Imposition des concubins avec enfants

Le système fiscal actuel ne connaît, outre l'imposition de l'union conjugale, que l'imposition individuelle. Les contribuables qui vivent en concubinage sont donc imposés individuellement comme les autres contribuables. Le présent article, qui complète le blog du 14 septembre 2021 ("Imposition des parents vivant séparés"), met en lumière l'imposition des concubins avec enfants. L'accent est mis sur les prestations d'entretien relevant du droit de la famille entre les concubins ayant des enfants communs.

Les concubins sont imposés individuellement, c'est-à-dire que chaque partenaire doit remplir sa propre déclaration d'impôt. En conséquence, pour les cas d'enfants non communs, il est possible de se référer à l'article de blog du 14 septembre 2021 ("Imposition des parents vivant séparément").
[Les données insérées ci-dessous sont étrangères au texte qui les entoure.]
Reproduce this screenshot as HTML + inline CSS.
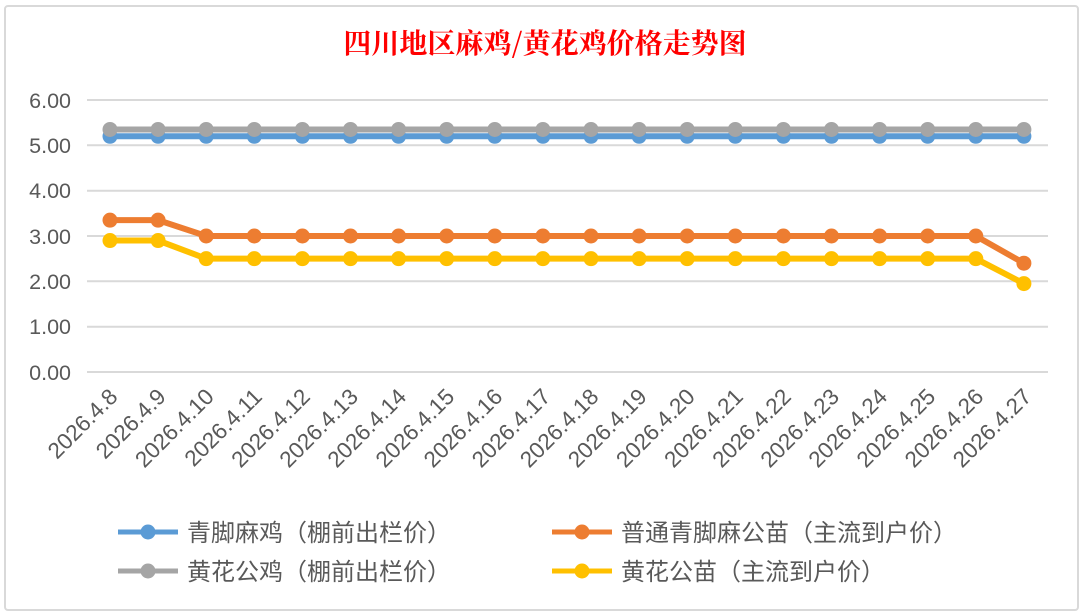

Comme dans le blog du 14 septembre 2020, les présentes explications s'articulent autour des trois niveaux pertinents du point de vue fiscal :

(1) Contributions d'entretien

(2) Déductions sociales

(3) Taux d'imposition

(1) Contributions d'entretien

a) les pensions alimentaires pour enfants

Le mécanisme est fondamentalement simple :

1. Le ou la débiteur(trice) d'aliments peut déduire les aliments versés[i].

(2) En contrepartie, le créancier ou la créancière d'aliments doit payer des impôts sur les pensions alimentaires reçues en tant que revenu[ii].

En droit fiscal, seules les contributions d'entretien effectivement versées et dues sur la base du droit de la famille sont prises en compte. Le fait que le débiteur et le créancier d'une pension alimentaire fassent ménage commun ou non est sans importance. Les dispositions fiscales relatives à la déduction des pensions alimentaires pour enfants ne font pas référence à la relation de ménage. Seul le fondement d'une obligation d'entretien légale, relevant du droit de la famille, est déterminant[iii]. Pour les concubins, un jugement judiciaire ou un accord écrit entre les parties sur la contribution d'entretien à verser devrait en général faire défaut[iv]. Cela n'est pas préjudiciable, pour autant que le paiement effectif de la pension alimentaire soit prouvé. A cet égard, il doit en principe y avoir un flux d'argent d'un compte au nom du débiteur d'aliments vers un compte au nom du créancier d'aliments. Selon un nouvel arrêt du Tribunal fédéral du 28 mai 2021, les paiements sur un compte commun ne peuvent pas être pris en compte[v]. En cas de doute, l'utilisation effective pour l'entretien doit être prouvée, le seul motif de paiement "contribution à l'entretien des enfants" n'étant pas suffisant.

b) Prestations d'assistance entre les concubins

En principe, tous les revenus récurrents et uniques d'un contribuable sont soumis à l'impôt sur le revenu. Sont notamment considérées comme des revenus les prestations en nature telles que la nourriture et le logement gratuits[vi]. En revanche, les prestations fournies en exécution d'obligations découlant du droit de la famille sont expressément exonérées d'impôt.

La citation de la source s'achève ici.